No one would like to be scammed. Of course, you are doing your work to earn and it is indeed unfair to be treated this way by some non-professional clients. But, you wouldn’t want to waste your time also by spending a couple of days dealing with the matter. That is why some just opt to drop it and merely post something about the client on the web than to pursue a lawsuit. Instead of focusing on one client who is not paying, some just choose to look for more clients which could be one way to return what you have lost from one client. It actually depends on you on how you will deal with it. The safest way to avoid being scammed is to ALWAYS have a contract and NEVER give the final output unless you are given the full payment. Learn to protect yourself.

Kareen Liez

About the author: A Civil Engineer who has a construction business and a youth volunteer for a civic organization. She also contributes for a local newspaper due to her unwavering passion to write.


  1. Great post Kareen. This is the #1 thing that use to get in my way when I started freelancing. Now I have it written into the TOS — 30 days to pay, day 31 they start accruing 3% of the total bill compound daily, day 60 I have the right to take them to small claims court. They get emails every Friday reminding them of their overdue bill so there’s no chance to say they’re surprised.

    But you do also have to be a /little/ soft-hearted, especially with small businesses. Sometimes a small business client gets hit with a “big badda boom” and you have to be understanding. I’d rather get paid $100 bi-weekly for the next 6 months until the bill is paid, if that’s what they can do and they want to keep working with me, than take them to court.

    Best to plan for the deadbeats, but be willing to work with the good ones.

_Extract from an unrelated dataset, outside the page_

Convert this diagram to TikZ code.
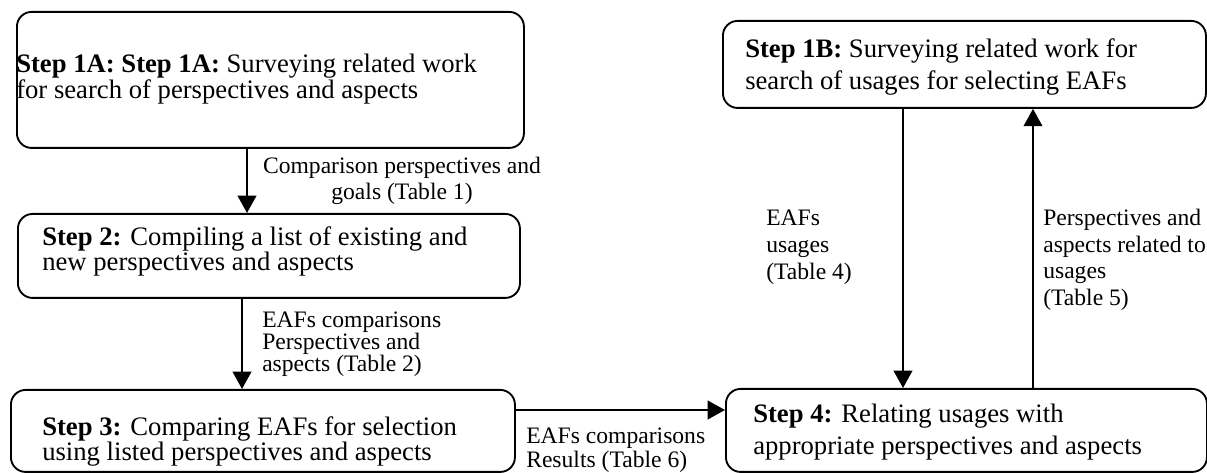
\documentclass[tikz,border=0pt]{standalone}
\usepackage{fontspec}
\setmainfont{Liberation Serif}
\usetikzlibrary{arrows.meta}
\begin{document}
\begin{tikzpicture}[x=0.75pt,y=-0.75pt,
  stepbox/.style={draw, line width=1.4pt, rounded corners=11pt, anchor=north west, inner sep=0pt},
  steptext/.style={anchor=north west, align=left, inner sep=0pt},
  tight/.style={font=\fontsize{20}{16.5}\selectfont},
  loose/.style={font=\fontsize{20}{24}\selectfont},
  lbl/.style={inner sep=0pt, anchor=north west, align=left},
  arr/.style={line width=1.4pt, -{Triangle[width=14pt,length=13pt]}}]
\useasboundingbox (0,0) rectangle (1207,473);

\node[stepbox, minimum width=380.25pt, minimum height=102pt] (b1a) at (16,11) {};
\node[stepbox, minimum width=376.5pt, minimum height=63pt] (b2) at (17,213) {};
\node[stepbox, minimum width=378pt, minimum height=61.5pt] (b3) at (10,389) {};
\node[stepbox, minimum width=360.75pt, minimum height=62.25pt] (b4) at (725,388) {};
\node[stepbox, minimum width=362.25pt, minimum height=65.25pt] (b1b) at (722,20) {};

\node[steptext, tight] (t1a) at (16,54)
  {\textbf{Step 1A: Step 1A:} Surveying related work\\for search of perspectives and aspects};
\node[steptext, tight] (t2) at (42,226)
  {\textbf{Step 2:} Compiling a list of existing and\\new perspectives and aspects};
\node[steptext, tight] (t3) at (42,416)
  {\textbf{Step 3:} Comparing EAFs for selection\\using listed perspectives and aspects};
\node[steptext, loose] (t4) at (753,404)
  {\textbf{Step 4:} Relating usages with\\appropriate perspectives and aspects};
\node[steptext, loose] (t1b) at (745,38)
  {\textbf{Step 1B:} Surveying related work for\\search of usages for selecting EAFs};

\node[lbl, anchor=north, align=center, font=\fontsize{17.7}{19.5}\selectfont] (l1) at (402,157)
  {Comparison perspectives and\\goals (Table 1)};
\node[lbl, font=\fontsize{17.7}{16.5}\selectfont] (l2) at (262,312)
  {EAFs comparisons\\Perspectives and\\aspects (Table 2)};
\node[lbl, font=\fontsize{17.7}{17.5}\selectfont] (l3) at (526,428)
  {EAFs comparisons\\Results (Table 6)};
\node[lbl, font=\fontsize{17.7}{20}\selectfont] (l4) at (766,210)
  {EAFs\\usages\\(Table 4)};
\node[lbl, font=\fontsize{17.7}{20}\selectfont] (l5) at (1043,209)
  {Perspectives and\\aspects related to\\usages\\(Table 5)};

\coordinate (c12) at (247,0);
\coordinate (c23) at (242,0);
\coordinate (c34) at (0,410);
\coordinate (c14) at (903,0);
\coordinate (c41) at (1033,0);
\draw[arr] (c12 |- b1a.south) -- (c12 |- b2.north);
\draw[arr] (c23 |- b2.south) -- (c23 |- b3.north);
\draw[arr] (b3.east |- c34) -- (b4.west |- c34);
\draw[arr] (c14 |- b1b.south) -- (c14 |- b4.north);
\draw[arr] (c41 |- b4.north) -- (c41 |- b1b.south);
\end{tikzpicture}
\end{document}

  2. I work as a freelance editor but I’m sure the principles are the same as for designers.
    I had 2 questions from your last sentence. Does a contract have any worth when you are doing work for overseas clients? Many of us work globally these days and you always hope that payment will be forthcoming but what happens if the client doesn’t pay and stops answering emails? How do you follow up on a non-paying overseas client?
    Second, one selling point that I offer is that no payment is required until the client is completely happy with my work – so I can’t get payment until after my final output. Any way round this?

  3. Do you really need to use those hideous and pointless stock images?

  4. It´s so hard to be polite when you often have to beg for something that´s yours…Grrrr.

  5. I just want to comment about the site Its very well presented it looks very professional but the text is poorly written in my view. It doesn’t flow.In some paragraphs it appears as though its written in the language of social media speak not business language. I didn’t know that “like”
    as in Kylie mole like was anything but social like !!!!

  6. I wish I’d read this before starting to work for my worst non paying client. As a freelance writer, I had been stung a couple of times but this client seemed totally professional.